Gradual extension of the jack post screws (placed under the center
beam and additional plates along various strategic points, SCB, shows
good results with about 3/8" to ½" already regained. This is where the
inexcusable under-design (1947 construction) of the house becomes
evident. The wall which bisects the house north-south and provides the
entry into the kitchen does not rest on a joist. It is instead placed
right smack in the middle, between two joists (7" joists, placed 16"
OC). This wall happens to carry the load for the finished second floor
and is supported by ¾" subfloring only!!!

As the center beam and the joists are beginning to move back into
proper level, the boards under the kitchen entryway wall are beginning
to bow even more. I need to add that this particular area was already
sunk lower than the rest of the house, for obvious reasons. The house
contained a sag within the sag as the main floor came down due to the
settlement of the lally columns, and the kitchen entryway wall itself
then also sagged somewhat (1/2") below the floor level, more or less.

To fix this condition, I plan to add a span of a 5" x 7" beam running
between the joists and directly under the offending wall. Two jack
posts will be placed under the added beam, ensuring that I am raising
the wall in question, along with the rest of the structure.

Once the add-on beam is in place and the leveling is complete, I plan
on adding perpendicular 2"x10" plates securing the add-on beam to both
adjoining existing joists. The permanent supporting new lally columns,
on concrete footings, will go under the new perpendicular plates,
distributing the load along three members.

If you are still reading, here are my questions:

Can I fabricate the 5"x7" beam by combining ¾" plywood with 2x7"
boards? I've heard of this done and it seems to make sense, but I am
not sure if this is a better method than a solid beam. I can see both
sides of the argument: a solid beam can deform in unison due to
internal flaws, etc. OTOH it is a solid piece(!) while a composite
might offer more rigidity, if done correctly, but more components are
involved.

As far as composite beams go - what is the correct method of producing
them?
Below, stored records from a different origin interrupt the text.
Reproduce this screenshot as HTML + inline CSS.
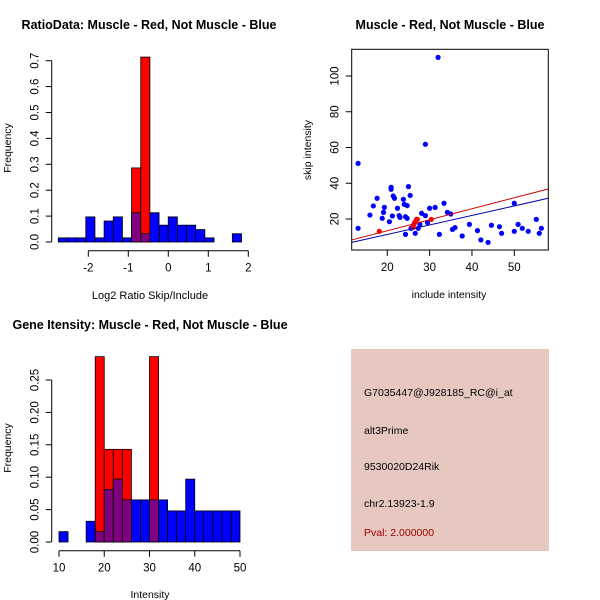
<!DOCTYPE html>
<html><head><meta charset="utf-8">
<style>
body{margin:0;background:#fff}
svg{display:block;font-family:"Liberation Sans",sans-serif}
</style></head>
<body>
<svg id="c" width="600" height="600" viewBox="0 0 600 600">
<rect width="600" height="600" fill="#fff"/>
</svg>
<script>
// ---- Histogram 1 data (log2 ratio) ----
const ratioBreakStart = -2.75;
const ratioBinWidth = 0.229;
const ratioBlue = [0.016,0.016,0.016,0.097,0.016,0.081,0.097,0.016,0.113,0.032,0.113,0.065,0.097,0.065,0.065,0.048,0.016,0,0,0.032];
const ratioRed  = [0,0,0,0,0,0,0,0,0.286,0.714,0,0,0,0,0,0,0,0,0,0];
const ratioXTicks = [-2,-1,0,1,2];
const ratioYTicks = [0,0.1,0.2,0.3,0.4,0.5,0.6,0.7];
const ratioYLabels = ["0.0","0.1","0.2","0.3","0.4","0.5","0.6","0.7"];
// ---- Scatter data ----
const blueX = [13.1,13.1,15.9,16.7,17.6,18.8,19.1,19.3,20.5,20.9,20.9,21.2,21.4,21.7,22.4,22.8,23.0,23.8,24.0,24.3,24.3,24.7,24.7,25.0,25.4,25.6,26.0,26.6,27.3,27.7,28.1,29.0,29.0,29.5,30.0,31.3,32.3,32.0,33.4,34.2,35.0,35.4,36.0,37.7,39.4,41.3,42.1,43.8,44.6,46.5,47.0,50.0,50.0,50.9,51.9,53.3,55.2,55.9,56.4];
const blueY = [51.1,14.8,22.2,27.3,31.6,20.4,23.7,26.5,18.5,37.7,36.6,21.7,32.9,31.6,26.0,21.9,20.9,31.0,28.2,11.4,21.3,27.5,20.4,38.1,33.2,14.8,15.7,12.0,14.8,17.0,23.2,21.9,61.8,18.0,26.0,26.5,11.4,110.4,28.8,23.7,22.8,14.2,15.2,10.5,17.0,13.5,8.3,6.9,16.5,15.7,12.0,28.8,13.1,17.0,14.8,13.1,19.8,12.0,14.8];
const redX = [18.1,26.3,26.5,26.9,27.1,30.4,26.1];
const redY = [13.1,17.0,18.1,19.8,19.8,19.8,15.3];
const redFit = [1.17,0.614];   // intercept, slope
const blueFit = [0.73,0.532];
const scXTicks = [20,30,40,50];
const scYTicks = [20,40,60,80,100];
// ---- Histogram 2 data (intensity) ----
const intBreakStart = 10;
const intBinWidth = 2;
const intBlue = [0.016,0,0,0.032,0.016,0.081,0.097,0.065,0.065,0.065,0.065,0.065,0.048,0.048,0.097,0.048,0.048,0.048,0.048,0.048];
const intRed  = [0,0,0,0,0.286,0.143,0.143,0.143,0,0,0.286,0,0,0,0,0,0,0,0,0];
const intXTicks = [10,20,30,40,50];
const intYTicks = [0,0.05,0.1,0.15,0.2,0.25];
const intYLabels = ["0.00","0.05","0.10","0.15","0.20","0.25"];

const svg = document.getElementById('c');
const NS = 'http://www.w3.org/2000/svg';
function mk(tag, attrs, parent){
  const e = document.createElementNS(NS, tag);
  for (const k in attrs) e.setAttribute(k, attrs[k]);
  (parent||svg).appendChild(e);
  return e;
}
function txt(s, x, y, opts, parent){
  const t = mk('text', Object.assign({x:x, y:y, 'font-size':11.5, 'text-anchor':'middle', fill:'#000'}, opts||{}), parent);
  t.textContent = s;
  return t;
}

function histogram(name, start, w, blue, red, xs, ys, yl, px0, px1, dx0, dx1, py0, py1, dy0, dy1, axisX, axisY){
  const g = mk('g', {});
  
  
  const X = v => px0 + (v-dx0)/(dx1-dx0)*(px1-px0);
  const Y = v => py0 + (v-dy0)/(dy1-dy0)*(py1-py0);
  for (let i=0;i<blue.length;i++){
    const a = start + i*w, b = a + w;
    const x = X(a), wd = X(b)-X(a);
    if (red[i] > 0){
      const r = mk('rect', {x:x, y:Y(red[i]), width:wd, height:Y(0)-Y(red[i]), fill:'#ff0000', stroke:'#000', 'stroke-width':0.8}, g);
      
      
    }
    if (blue[i] > 0){
      const col = red[i] > 0 ? '#800080' : '#0000ff';
      const h = red[i] > 0 ? Math.min(blue[i], red[i]) : blue[i];
      const r = mk('rect', {x:x, y:Y(h), width:wd, height:Y(0)-Y(h), fill:col, stroke:'#000', 'stroke-width':0.8}, g);
      
      
    }
  }
  mk('line', {x1:X(xs[0]), x2:X(xs[xs.length-1]), y1:axisY, y2:axisY, stroke:'#000'}, g);
  xs.forEach(v => {
    mk('line', {x1:X(v), x2:X(v), y1:axisY, y2:axisY+6, stroke:'#000'}, g);
    txt(String(v), X(v), axisY+21, {}, g);
  });
  mk('line', {x1:axisX, x2:axisX, y1:Y(ys[0]), y2:Y(ys[ys.length-1]), stroke:'#000'}, g);
  ys.forEach((v,i) => {
    mk('line', {x1:axisX, x2:axisX-6, y1:Y(v), y2:Y(v), stroke:'#000'}, g);
    txt(yl[i], axisX-13, Y(v), {transform:`rotate(-90 ${axisX-13} ${Y(v)})`}, g);
  });
  return g;
}

histogram('ratio-histogram', ratioBreakStart, ratioBinWidth, ratioBlue, ratioRed, ratioXTicks, ratioYTicks, ratioYLabels,
  88.3, 248.3, -2, 2, 242, 60.7, 0, 0.7, 51.7, 250.7);
let t;
t = txt('RatioData: Muscle - Red, Not Muscle - Blue', 149, 29, {'font-weight':'bold','font-size':12.5});
 
t = txt('Log2 Ratio Skip/Include', 150, 299, {'font-size':11});
 
t = txt('Frequency', 11, 148, {transform:'rotate(-90 11 148)', 'font-size':10.5});
 

(function(){
  const g = mk('g', {});
  
  
  const L=351.7, R=548.3, T=49.3, B=250;
  const X = v => 387.3 + (v-20)*4.233;
  const Y = v => 219 - (v-20)*1.7875;
  const xmin = 20 + (L-387.3)/4.233, xmax = 20 + (R-387.3)/4.233;
  const cp = mk('clipPath', {id:'scClip'}, g);
  mk('rect', {x:L, y:T, width:R-L, height:B-T}, cp);
  for (let i=0;i<blueX.length;i++){
    const c = mk('circle', {cx:X(blueX[i]), cy:Y(blueY[i]), r:2.6, fill:'#0000ff'}, g);
    
    
  }
  for (let i=0;i<redX.length;i++){
    const c = mk('circle', {cx:X(redX[i]), cy:Y(redY[i]), r:2.6, fill:'#ff0000'}, g);
    
    
  }
  const rl = mk('line', {x1:X(xmin), y1:Y(redFit[0]+redFit[1]*xmin), x2:X(xmax), y2:Y(redFit[0]+redFit[1]*xmax), stroke:'#cc0000', 'stroke-width':1, 'clip-path':'url(#scClip)'}, g);
  
  
  const bl = mk('line', {x1:X(xmin), y1:Y(blueFit[0]+blueFit[1]*xmin), x2:X(xmax), y2:Y(blueFit[0]+blueFit[1]*xmax), stroke:'#0000aa', 'stroke-width':1, 'clip-path':'url(#scClip)'}, g);
  
  
  mk('rect', {x:L, y:T, width:R-L, height:B-T, fill:'none', stroke:'#000'}, g);
  scXTicks.forEach(v => {
    mk('line', {x1:X(v), x2:X(v), y1:B, y2:B+6, stroke:'#000'}, g);
    txt(String(v), X(v), B+21, {}, g);
  });
  scYTicks.forEach(v => {
    mk('line', {x1:L, x2:L-6, y1:Y(v), y2:Y(v), stroke:'#000'}, g);
    txt(String(v), L-13, Y(v), {transform:`rotate(-90 ${L-13} ${Y(v)})`}, g);
  });
})();
t = txt('Muscle - Red, Not Muscle - Blue', 450, 29, {'font-weight':'bold','font-size':12.5});
 
t = txt('include intensity', 449, 298, {'font-size':10.5});
 
t = txt('skip intensity', 311, 150, {transform:'rotate(-90 311 150)', 'font-size':10.5});
 

histogram('intensity-histogram', intBreakStart, intBinWidth, intBlue, intRed, intXTicks, intYTicks, intYLabels,
  59, 240, 10, 50, 542, 380, 0, 0.25, 51.7, 550.7);
t = txt('Gene Itensity: Muscle - Red, Not Muscle - Blue', 150, 329, {'font-weight':'bold','font-size':12.5});
 
t = txt('Intensity', 150, 598, {'font-size':10.5});
 
t = txt('Frequency', 11, 448, {transform:'rotate(-90 11 448)', 'font-size':10.5});
 
</script>
<svg style="position:absolute;left:0;top:0" width="600" height="600">
  <rect x="351" y="349" width="198" height="202" fill="#e6c8c1"/>
  <g font-family="Liberation Sans, sans-serif" font-size="10.5">
    <text x="364" y="396" fill="#000">G7035447@J928185_RC@i_at</text>
    <text x="364" y="434" fill="#000">alt3Prime</text>
    <text x="364" y="470" fill="#000">9530020D24Rik</text>
    <text x="364" y="507" fill="#000">chr2.13923-1.9</text>
    <text x="364" y="536" fill="#a00000">Pval: 2.000000</text>
  </g>
</svg>
</body></html>
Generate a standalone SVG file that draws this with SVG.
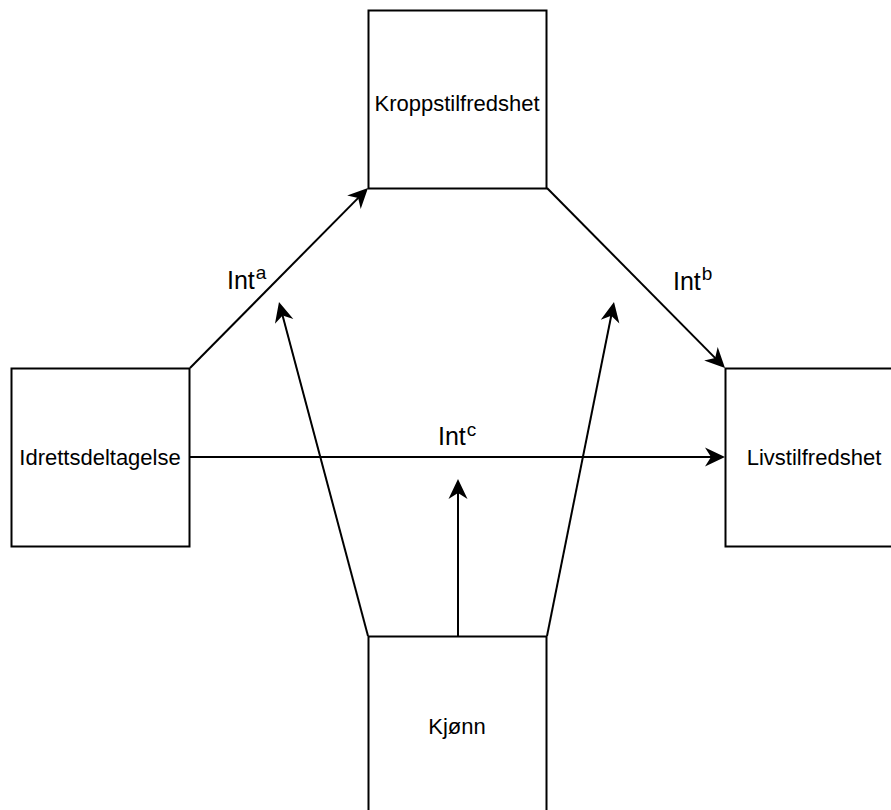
<svg xmlns="http://www.w3.org/2000/svg" width="891" height="810" viewBox="0 0 891 810">
  <style>
    .box { fill: #ffffff; stroke: #000000; stroke-width: 2; }
    .lbl { font-family: "Liberation Sans", Arial, sans-serif; font-size: 22px; fill: #000000; text-anchor: middle; }
    .edge { fill: none; stroke: #000000; stroke-width: 2; marker-end: url(#arrow); }
    .elbl { font-family: "Liberation Sans", Arial, sans-serif; font-size: 25px; fill: #000000; }
    .sup { font-size: 19px; }
  </style>
  <defs>
    <!-- classic notched arrowhead; tip sits 10px beyond the line end -->
    <marker id="arrow" markerUnits="userSpaceOnUse" orient="auto" refX="0" refY="0"
            viewBox="-12 -11 24 22" markerWidth="24" markerHeight="22" overflow="visible">
      <path d="M10,0 L-10,-9.5 L-4,0 L-10,9.5 Z" fill="#000000" stroke="none"/>
    </marker>
  </defs>

  <rect width="891" height="810" fill="#ffffff"/>

  <!-- connectors -->
  <g id="edges">
    <line class="edge" x1="190" y1="368" x2="360.97" y2="195.11"/>
    <line class="edge" x1="547" y1="188" x2="717.97" y2="360.89"/>
    <line class="edge" x1="190" y1="457" x2="715" y2="457"/>
    <line class="edge" x1="368" y1="636" x2="281.57" y2="311.66"/>
    <line class="edge" x1="547" y1="636" x2="612.03" y2="311.8"/>
    <line class="edge" x1="458" y1="636" x2="458" y2="489"/>
    <text class="elbl" x="227" y="289">Int<tspan class="sup" dx="1" dy="-10">a</tspan></text>
    <text class="elbl" x="673" y="290">Int<tspan class="sup" dx="1" dy="-10">b</tspan></text>
    <text class="elbl" x="438" y="445">Int<tspan class="sup" dx="1" dy="-9">c</tspan></text>
  </g>

  <!-- nodes -->
  <g id="kroppstilfredshet">
    <rect class="box" x="368.5" y="10.5" width="178" height="178"/>
    <text class="lbl" x="457" y="111">Kroppstilfredshet</text>
  </g>
  <g id="idrettsdeltagelse">
    <rect class="box" x="11.5" y="368.5" width="178" height="178"/>
    <text class="lbl" x="100" y="465">Idrettsdeltagelse</text>
  </g>
  <g id="livstilfredshet">
    <rect class="box" x="725.5" y="368.5" width="178" height="178"/>
    <text class="lbl" x="814" y="465">Livstilfredshet</text>
  </g>
  <g id="kjonn">
    <rect class="box" x="368.5" y="636.5" width="178" height="178"/>
    <text class="lbl" x="457" y="734">Kjønn</text>
  </g>
</svg>
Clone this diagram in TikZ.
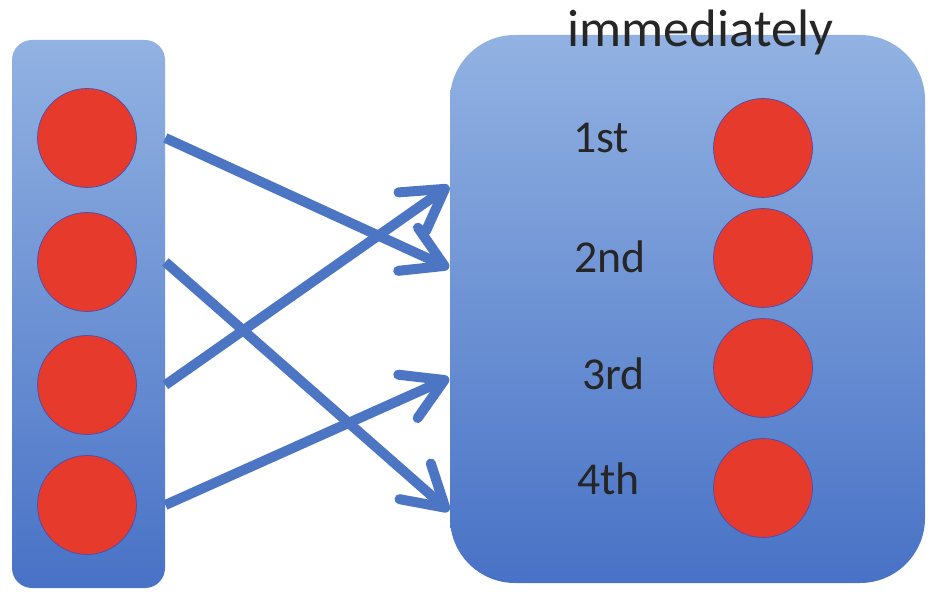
\documentclass[tikz,border=0pt]{standalone}
\usepackage{fontspec}
\setmainfont{Carlito}
\usetikzlibrary{positioning, arrows.meta}
\usetikzlibrary{shadings}

\begin{document}
\begin{tikzpicture}
        % Colori
        \definecolor{boxtop}{RGB}{146,178,226}
        \definecolor{boxbot}{RGB}{72,114,198}
        \definecolor{pallino}{RGB}{230,58,44}
        \definecolor{freccia}{RGB}{76,118,196}
        \tikzset{
            riquadro/.style={top color=boxtop, middle color=boxtop!72!boxbot, bottom color=boxbot, draw=none},
            pallino/.style={circle, fill=pallino, draw=blue!40!gray, thin, minimum size=1.98cm, inner sep=0pt},
            etichetta/.style={anchor=base west, inner sep=0pt, text=black!85, font=\fontsize{26}{30}\selectfont},
            freccia/.style={draw=freccia, line width=0.2cm, -{Straight Barb[length=0.8cm,width=0.95cm,round]}}
        }
        \useasboundingbox (0,0) rectangle (18.6,11.84);

        % Riquadro sinistro
        \node (lbox) at (1.77,5.56) [riquadro, rounded corners=0.4cm, minimum width=3.06cm, minimum height=10.96cm]{};
        \node (l1) at (1.74,9.08) [pallino]{};
        \node (l2) at (1.74,6.60) [pallino]{};
        \node (l3) at (1.74,4.14) [pallino]{};
        \node (l4) at (1.74,1.74) [pallino]{};

        % Riquadro destro
        \node (rbox) at (13.75,5.66) [riquadro, rounded corners=1.3cm, minimum width=9.5cm, minimum height=10.96cm]{};
        \node (r1) at (15.26,8.88) [pallino]{};
        \node (r2) at (15.26,6.68) [pallino]{};
        \node (r3) at (15.26,4.48) [pallino]{};
        \node (r4) at (15.26,2.08) [pallino]{};
        \node (n1) at (11.46,8.78) [etichetta]{1st};
        \node (n2) at (11.48,6.38) [etichetta]{2nd};
        \node (n3) at (11.64,4.04) [etichetta]{3rd};
        \node (n4) at (11.54,1.94) [etichetta]{4th};
        \node (titolo) at (11.34,10.9) [anchor=base west, inner sep=0pt, text=black!85, font=\fontsize{30}{36}\selectfont]{immediately};

        % Frecce
        \coordinate (in1) at (8.98,6.48);
        \coordinate (in2) at (8.98,1.62);
        \coordinate (in3) at (8.98,8.12);
        \coordinate (in4) at (8.98,4.28);
        \draw[freccia] (lbox.east |- l1) -- (in1);
        \draw[freccia] (lbox.east |- l2) -- (in2);
        \draw[freccia] (lbox.east |- l3) -- (in3);
        \draw[freccia] (lbox.east |- l4) -- (in4);
    \end{tikzpicture}
\end{document}
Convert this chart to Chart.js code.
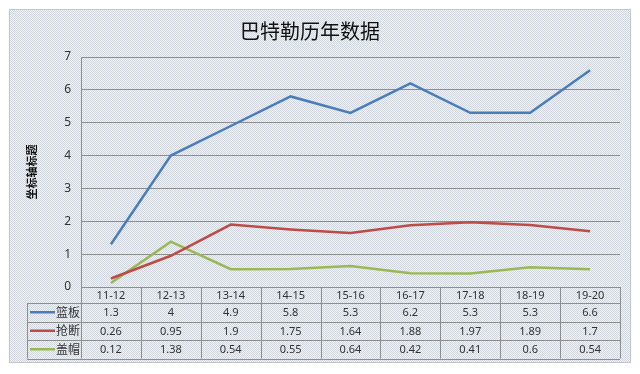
<!DOCTYPE html>
<html>
<head>
<meta charset="utf-8">
<script src="https://cdn.jsdelivr.net/npm/chart.js@4/dist/chart.umd.min.js"></script>
<style>
  html, body { margin: 0; padding: 0; background: #fff; }
  #wrap { width: 640px; height: 374px; }
</style>
</head>
<body>
<div id="wrap"><canvas id="c" width="640" height="374"></canvas></div>
<script>
// 数据
const seasons = ['11-12', '12-13', '13-14', '14-15', '15-16', '16-17', '17-18', '18-19', '19-20'];
const rebounds = [1.3, 4, 4.9, 5.8, 5.3, 6.2, 5.3, 5.3, 6.6];
const steals = [0.26, 0.95, 1.9, 1.75, 1.64, 1.88, 1.97, 1.89, 1.7];
const blocks = [0.12, 1.38, 0.54, 0.55, 0.64, 0.42, 0.41, 0.6, 0.54];
const seriesNames = ['篮板', '抢断', '盖帽'];
const yTicks = [0, 1, 2, 3, 4, 5, 6, 7];

const colors = ['#4a7ebb', '#be4b48', '#98b954'];
const gridColor = '#8e8e8e';
const CJK = '"Noto Sans CJK SC", "Noto Sans", sans-serif';

function dotPattern(ctx) {
    const p = document.createElement('canvas');
    p.width = 2; p.height = 2;
    const g = p.getContext('2d');
    g.fillStyle = '#eef1f5'; g.fillRect(0, 0, 2, 2);
    g.fillStyle = '#d0d7e0'; g.fillRect(0, 0, 1, 1); g.fillRect(1, 1, 1, 1);
    return ctx.createPattern(p, 'repeat');
}

// 背景框 + 数据表
const framePlugin = {
    id: 'frame',
    beforeDraw(chart) {
        const ctx = chart.ctx;
        ctx.save();
        ctx.fillStyle = '#fff';
        ctx.fillRect(0, 0, chart.width, chart.height);
        ctx.fillStyle = dotPattern(ctx);
        ctx.fillRect(9, 9, 622, 354);
        ctx.strokeStyle = '#c4c8cc';
        ctx.lineWidth = 1;
        ctx.strokeRect(9.5, 9.5, 621, 353);
        ctx.restore();
    },
    afterDraw(chart) {
        const ctx = chart.ctx;
        const x = chart.scales.x;
        const area = chart.chartArea;
        const half = (x.getPixelForValue(1) - x.getPixelForValue(0)) / 2;
        const top = area.bottom, headBottom = 303, rowH = 18.5, legendLeft = 27;
        const bottom = headBottom + rowH * 3;
        const rows = [rebounds, steals, blocks];
        const crisp = v => Math.round(v) + 0.5;

        ctx.save();
        ctx.strokeStyle = gridColor;
        ctx.lineWidth = 1;
        ctx.beginPath();
        // 竖线
        for (let i = 0; i <= seasons.length; i++) {
            const px = crisp(x.getPixelForValue(i) - half);
            ctx.moveTo(px, top); ctx.lineTo(px, bottom);
        }
        ctx.moveTo(crisp(legendLeft), headBottom); ctx.lineTo(crisp(legendLeft), bottom);
        // 横线
        for (let r = 0; r <= 3; r++) {
            const py = crisp(headBottom + r * rowH);
            ctx.moveTo(legendLeft, py); ctx.lineTo(area.right, py);
        }
        ctx.stroke();

        ctx.textAlign = 'center';
        ctx.textBaseline = 'middle';
        ctx.fillStyle = '#333';
        ctx.font = '11px "Noto Sans", sans-serif';
        seasons.forEach((s, i) => ctx.fillText(s, x.getPixelForValue(i), (top + headBottom) / 2 + 1));
        rows.forEach((vals, r) => {
            const cy = headBottom + rowH * (r + 0.5) + 1;
            vals.forEach((v, i) => ctx.fillText(String(v), x.getPixelForValue(i), cy));
            // 图例
            ctx.strokeStyle = colors[r];
            ctx.lineWidth = 2.5;
            ctx.beginPath();
            ctx.moveTo(30, cy - 1); ctx.lineTo(55, cy - 1);
            ctx.stroke();
            ctx.textAlign = 'left';
            ctx.font = '12px ' + CJK;
            ctx.fillText(seriesNames[r], 56, cy - 1);
            ctx.textAlign = 'center';
            ctx.font = '11px "Noto Sans", sans-serif';
        });
        ctx.restore();
    }
};

const lineDs = (label, data, color) => ({
    label, data, borderColor: color, backgroundColor: color,
    borderWidth: 2.5, pointRadius: 0, tension: 0, fill: false,
});

new Chart(document.getElementById('c'), {
    type: 'line',
    data: {
        labels: seasons,
        datasets: [
            lineDs(seriesNames[0], rebounds, colors[0]),
            lineDs(seriesNames[1], steals, colors[1]),
            lineDs(seriesNames[2], blocks, colors[2]),
        ],
    },
    options: {
        responsive: false, animation: false,
        layout: { padding: { top: 0, right: 20, left: 0, bottom: 0 } },
        plugins: {
            legend: { display: false },
            tooltip: { enabled: false },
            title: {
                display: true, text: '巴特勒历年数据', color: '#111',
                font: { family: CJK, size: 20, weight: 'normal', lineHeight: 1.2 },
                padding: { top: 19, bottom: 14 },
            },
        },
        scales: {
            x: {
                offset: true,
                grid: { display: false },
                border: { display: false },
                ticks: { display: false },
                afterFit(s) { s.height = 87; },
            },
            y: {
                min: 0, max: 7,
                afterBuildTicks(s) { s.ticks = yTicks.map(v => ({ value: v })); },
                grid: { color: gridColor, lineWidth: 1, drawTicks: false },
                border: { display: true, color: gridColor },
                ticks: { color: '#333', padding: 10, font: { family: '"Noto Sans", sans-serif', size: 12 } },
                title: {
                    display: true, text: '坐标轴标题', color: '#111',
                    font: { family: CJK, size: 11, weight: 'bold' },
                    padding: { top: 25, bottom: 0 },
                },
                afterFit(s) { s.width = 81; },
            },
        },
    },
    plugins: [framePlugin],
});
</script>
</body>
</html>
Liquid nails, fasteners, wood glue, clamps?

Anyway, I would appreciate any comments and suggestions you can make.
I am not a professional builder, by trade - as you can tell - and my
methods and ideas might be completely off the mark with the above. If
you tell me I am nuts, I won't take it the wrong way. Thank you for
bearing with it [NPI]!


Michael


I pretty much followed you. Not sure on one point but it is a biggie.
Do not continue jacking on your existing set-up -until- you have
installed the new beam and brought that portion up to the same level
as the othe ones. You are dangerously close to having the center wall
punch right through the floor.

As to your question about the beam. A laminated beam 2x8 with ply
sandwiched between will be stronger than a 1 piece and far more likely
to be straight than one solid wood beam. My method is either
resorcinol glue or liquid nails. The glue probably gives a better
bond. Simple nailing is sufficient, you don't need to clamp it. When
assembling sight down the 2x and place the crowns opposite each other
then begin nailing from one end drawing the loose ends into line. The
closer you get to the end, the harder it will be to draw the ends in
line. This is where you might need clamps. If so, leavit it/them in
place until the glue dries. This results in a straight beam if the
bow in the 2x's are approximately equal. You will need to be careful
in that respect when selecting the lumber.